Paul and Peter are martyred
Date: 67 - 68 A.D.
Two of the most influential Christians to have ever lived, Paul and Peter, die as martyrs around the same time. Peter, whose martyrdom was hinted at by Jesus (John 21:18 - 19, 2Peter 1:14), met his demise in 67 or 68 A.D. The Apostle Paul was beheaded in Rome in 68, likely before Roman Emperor Nero committed suicide on June 9.
Destruction of Jerusalem and its temple
Date: 70 A.D.
The complete destruction of Jerusalem and its temple are prophesied to occur by Jesus himself (Luke 13:33 - 35, 19:42 - 44, 21:5 - 6, 23:28 - 31). In fact, the knowledge of the leveling of Jerusalem and its house of prayer for all nations (Isaiah 56:7) led Christ to cry over it on at least one occasion (Luke 19:41).

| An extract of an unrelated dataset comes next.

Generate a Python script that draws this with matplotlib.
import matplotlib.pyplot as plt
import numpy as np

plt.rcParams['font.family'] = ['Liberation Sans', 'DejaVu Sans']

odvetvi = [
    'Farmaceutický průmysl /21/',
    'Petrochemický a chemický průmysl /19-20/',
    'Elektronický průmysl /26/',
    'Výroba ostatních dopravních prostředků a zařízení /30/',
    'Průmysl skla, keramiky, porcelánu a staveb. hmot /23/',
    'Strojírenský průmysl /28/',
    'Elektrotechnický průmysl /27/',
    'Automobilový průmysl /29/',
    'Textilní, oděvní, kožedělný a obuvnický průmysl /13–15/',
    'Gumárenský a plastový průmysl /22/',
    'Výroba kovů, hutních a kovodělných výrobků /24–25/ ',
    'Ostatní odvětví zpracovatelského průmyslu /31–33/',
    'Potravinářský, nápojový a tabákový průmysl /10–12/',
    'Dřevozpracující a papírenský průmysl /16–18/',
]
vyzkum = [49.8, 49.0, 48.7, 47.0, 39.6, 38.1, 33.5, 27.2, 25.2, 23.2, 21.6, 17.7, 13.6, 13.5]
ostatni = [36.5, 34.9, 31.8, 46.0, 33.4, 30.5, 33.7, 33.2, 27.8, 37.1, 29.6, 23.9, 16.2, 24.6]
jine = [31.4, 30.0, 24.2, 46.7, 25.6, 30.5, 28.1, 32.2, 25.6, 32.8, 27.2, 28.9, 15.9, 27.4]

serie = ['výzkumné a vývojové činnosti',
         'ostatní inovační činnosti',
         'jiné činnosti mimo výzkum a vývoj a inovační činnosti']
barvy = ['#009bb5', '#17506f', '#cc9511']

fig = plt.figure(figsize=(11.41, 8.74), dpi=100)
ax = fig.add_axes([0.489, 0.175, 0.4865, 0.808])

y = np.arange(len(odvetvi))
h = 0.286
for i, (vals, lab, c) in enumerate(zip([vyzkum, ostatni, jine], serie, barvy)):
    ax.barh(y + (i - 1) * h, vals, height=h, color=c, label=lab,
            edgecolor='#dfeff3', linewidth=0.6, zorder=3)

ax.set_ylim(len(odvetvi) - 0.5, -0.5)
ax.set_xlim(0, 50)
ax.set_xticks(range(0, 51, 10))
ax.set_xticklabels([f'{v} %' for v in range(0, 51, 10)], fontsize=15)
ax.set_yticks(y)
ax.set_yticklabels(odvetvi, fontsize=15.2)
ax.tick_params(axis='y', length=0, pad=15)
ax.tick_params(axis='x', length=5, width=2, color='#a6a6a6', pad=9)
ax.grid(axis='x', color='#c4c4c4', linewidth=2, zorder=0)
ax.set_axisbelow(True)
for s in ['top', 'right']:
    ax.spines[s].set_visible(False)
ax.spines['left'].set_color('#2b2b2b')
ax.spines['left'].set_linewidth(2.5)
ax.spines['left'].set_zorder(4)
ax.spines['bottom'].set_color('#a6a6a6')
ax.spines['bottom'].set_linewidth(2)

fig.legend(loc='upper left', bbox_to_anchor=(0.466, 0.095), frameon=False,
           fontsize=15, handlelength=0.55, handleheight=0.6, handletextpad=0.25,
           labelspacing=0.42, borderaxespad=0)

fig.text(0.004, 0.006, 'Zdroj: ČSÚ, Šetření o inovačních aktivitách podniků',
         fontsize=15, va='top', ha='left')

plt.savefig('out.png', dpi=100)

In 70 A.D., the Roman army, led by future emperor Titus, fulfilled the Lord's prophecy by destroying Jerusalem and burning its temple to the ground.
Canonization of New Testament
Date: 96 - 99 A.D.
Paul and Peter edit and finalize their writings before their martyrdom. Their manuscripts, and those of the other New Testament writers, ultimately make their way to the Apostle John. As the last of the original apostles still alive, he finalizes the Bible shortly before his death around 100 A.D. (Holy Bible in its Original Order, second edition, chapter 10).